Wobbler is a Norwegian progressive rock band that’s younger than it sounds. On October 20, they will release their fourth full-length album, From Silence to Somewhere, and it seems lifted straight out of the golden age of progressive rock. The Canterbury sound is quite apparent in this there eclectic, there symphonic monument of an album. The eponymous megalith opening this four-track record covers a wide range of the progressive rock of the late sixties and seventies. Rarely – if ever – do we smell the faintest fragrance of modernism in this musical anachronism. Organs, flutes, – did I hear a vibraphone? – bells, analog keyboards, and more, all backing the main rock trio: guitar, bass, drums.
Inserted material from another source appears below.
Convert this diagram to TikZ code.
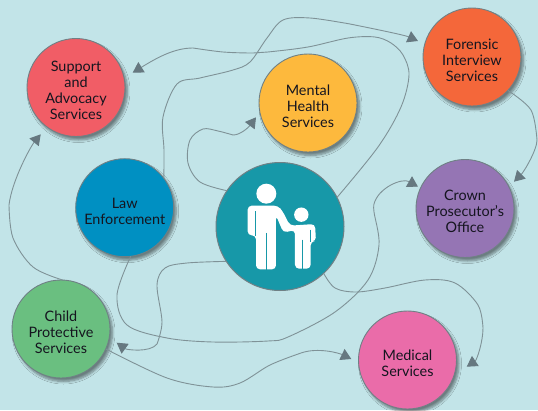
\documentclass[tikz,border=0pt]{standalone}
\usepackage{fontspec}
\setmainfont{Lato}
\usetikzlibrary{arrows.meta,shadows.blur}
\definecolor{bgc}{HTML}{C2E4E8}
\definecolor{linec}{HTML}{7F9297}
\definecolor{tipc}{HTML}{667880}
\definecolor{edgec}{HTML}{6F8085}
\definecolor{txtc}{HTML}{15151F}
\definecolor{csup}{HTML}{F15D66}
\definecolor{claw}{HTML}{0090C2}
\definecolor{cmen}{HTML}{FDB93D}
\definecolor{cfor}{HTML}{F4673A}
\definecolor{ccro}{HTML}{9575B4}
\definecolor{cmed}{HTML}{EA6CA9}
\definecolor{cchi}{HTML}{6ABF80}
\definecolor{ccen}{HTML}{1798A8}
\newcommand{\dropline}{\rule{0pt}{17pt}}
\tikzset{
  service/.style={circle,draw=edgec,line width=0.9pt,minimum size=98pt,inner sep=0pt,outer sep=0pt,
    align=center,text=txtc,font=\fontsize{14.4}{16}\selectfont,
    blur shadow={shadow xshift=2.5pt,shadow yshift=-3.5pt,shadow blur steps=6,shadow blur radius=2.5pt,shadow opacity=45}},
  hub/.style={circle,draw=edgec,line width=1pt,minimum size=128pt,inner sep=0pt,outer sep=0pt,fill=ccen},
  link/.style={draw=linec,line width=0.9pt},
  linkarrow/.style={link,-{Triangle[length=10.4pt,width=12pt,fill=tipc,color=tipc]}},
  sliver/.style={draw=ccen,line width=0.6pt}
}
\begin{document}
\begin{tikzpicture}[x=1pt,y=-1pt]
\useasboundingbox (0,0) rectangle (538,410);
\fill[bgc] (0,0) rectangle (538,410);
% nodes
\node[service,fill=csup] (support) at (76,87.5) {\dropline Support\\and\\Advocacy\\Services};
\node[service,fill=claw] (law) at (124.7,207.7) {\dropline Law\\Enforcement};
\node[service,fill=cmen] (mental) at (308,103) {\dropline Mental\\Health\\Services};
\node[service,fill=cfor] (forensic) at (472,57) {\dropline Forensic\\Interview\\Services};
\node[service,fill=ccro] (crown) at (465,208.5) {\dropline Crown\\Prosecutor’s\\Office};
\node[service,fill=cmed] (medical) at (407.5,360) {\dropline Medical\\Services};
\node[service,fill=cchi] (child) at (61,329) {\dropline Child\\Protective\\Services};
\node[hub] (center) at (280,226.5) {};
% arrow ends
\coordinate (tipForensic) at (418,41);
\coordinate (tipSupportA) at (132.7,72.7);
\coordinate (tipMental) at (256,117.3);
\coordinate (tipSupportB) at (40.7,134.3);
\coordinate (tipCrownA) at (418,186.7);
\coordinate (tipCrownB) at (514,181.7);
\coordinate (tipChild) at (116.7,342.7);
\coordinate (tipMedicalA) at (351.3,359);
\coordinate (tipMedicalB) at (466.7,366.7);
% connectors
\draw[linkarrow] plot[smooth,tension=0.55] coordinates {(law.37) (164,150) (163,117) (177,84) (200,78) (233,70) (250,62) (267,38) (283,20) (310,18) (350,24)}
  .. controls (375,29) and (405.3,35.3) .. (tipForensic);
\draw[linkarrow] plot[smooth,tension=0.55] coordinates {(center.27) (378,147) (401,107) (409,75) (403,55) (391,43) (375,37) (348,38) (308,47) (268,52) (253,53) (223,52) (193,48)}
  .. controls (175,48) and (158,57) .. (tipSupportA);
\draw[linkarrow] plot[smooth,tension=0.55] coordinates {(center.146) (200,182) (188,163) (190,140) (203,129) (218,131) (233,135)}
  .. controls (240,135) and (248,128) .. (tipMental);
\draw[linkarrow] plot[smooth,tension=0.55] coordinates {(child.88) (33,267) (13,238) (9,205)}
  .. controls (12,180) and (31,146) .. (tipSupportB);
\draw[linkarrow] plot[smooth,tension=0.55] coordinates {(law.277) (117,295) (127,325) (167,338) (213,342) (268,341) (288,337) (335,312) (368,280) (379,245) (374,212) (374,204)}
  .. controls (378,188) and (402,177.5) .. (tipCrownA);
\draw[linkarrow] plot[smooth,tension=0.55] coordinates {(forensic.317) (531,110) (537,140)}
  .. controls (537,150) and (524,171.7) .. (tipCrownB);
\draw[linkarrow] plot[smooth,tension=0.55] coordinates {(center.213) (187,263) (165,268) (157,285) (162,322) (157,344)}
  .. controls (150,353) and (126.4,349.7) .. (tipChild);
\draw[linkarrow] plot[smooth,tension=0.55] coordinates {(child.336.5) (167,378) (213,387) (240,383) (270,365) (301,353)}
  .. controls (318,347) and (339.3,353.2) .. (tipMedicalA);
\draw[linkarrow] plot[smooth,tension=0.55] coordinates {(center.313.5) (335,288) (356,292) (385,288) (425,280) (455,283) (478,305) (483,328)}
  .. controls (483,342) and (476.8,360) .. (tipMedicalB);
% figures
\begin{scope}[shift={(240,178)},x=0.3333pt,y=-0.3333pt]
  \fill[white] (79,47) circle[radius=10pt];
  \fill[white] (184,110) circle[radius=7.2pt];
  \fill[white,rounded corners=4pt] (23,172) -- (23,83) -- (114,83) -- (128,100) -- (150,143) -- (225,138) -- (228,190) -- (212,190) -- (212,272) -- (165,272) -- (165,156) -- (130,164) -- (108,112) -- (108,274) -- (48,274) -- (48,172) -- cycle;
  \draw[sliver] (47,100) -- (47,174);
  \draw[sliver] (78,165) -- (78,276);
  \draw[sliver] (188,185) -- (188,274);
  \draw[sliver] (212,155) -- (212,192);
\end{scope}
\end{tikzpicture}
\end{document}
The vocals phase in and out of existence, as the instrumental and vocal aspects of the band’s music are in balance together. Everything is there for the illusion to remain. I have no confirmation on this, but I’m highly suspicious that even their recording technique went down with analog technology. Of course, the record is clear as crystal, on par with some modern recordings, but the sounds of each instrument are gloriously vintage. Couple that with the sensible musicianship and compositional skills of the Norwegian quintet, and you’ve got one of the best prog albums of
’71 ’17. It’s an oddity in today’s landscape, but it’s just like unearthing a never-released-before album from that epoch. Enjoy!
An advanced digital copy of the album was used to write this review.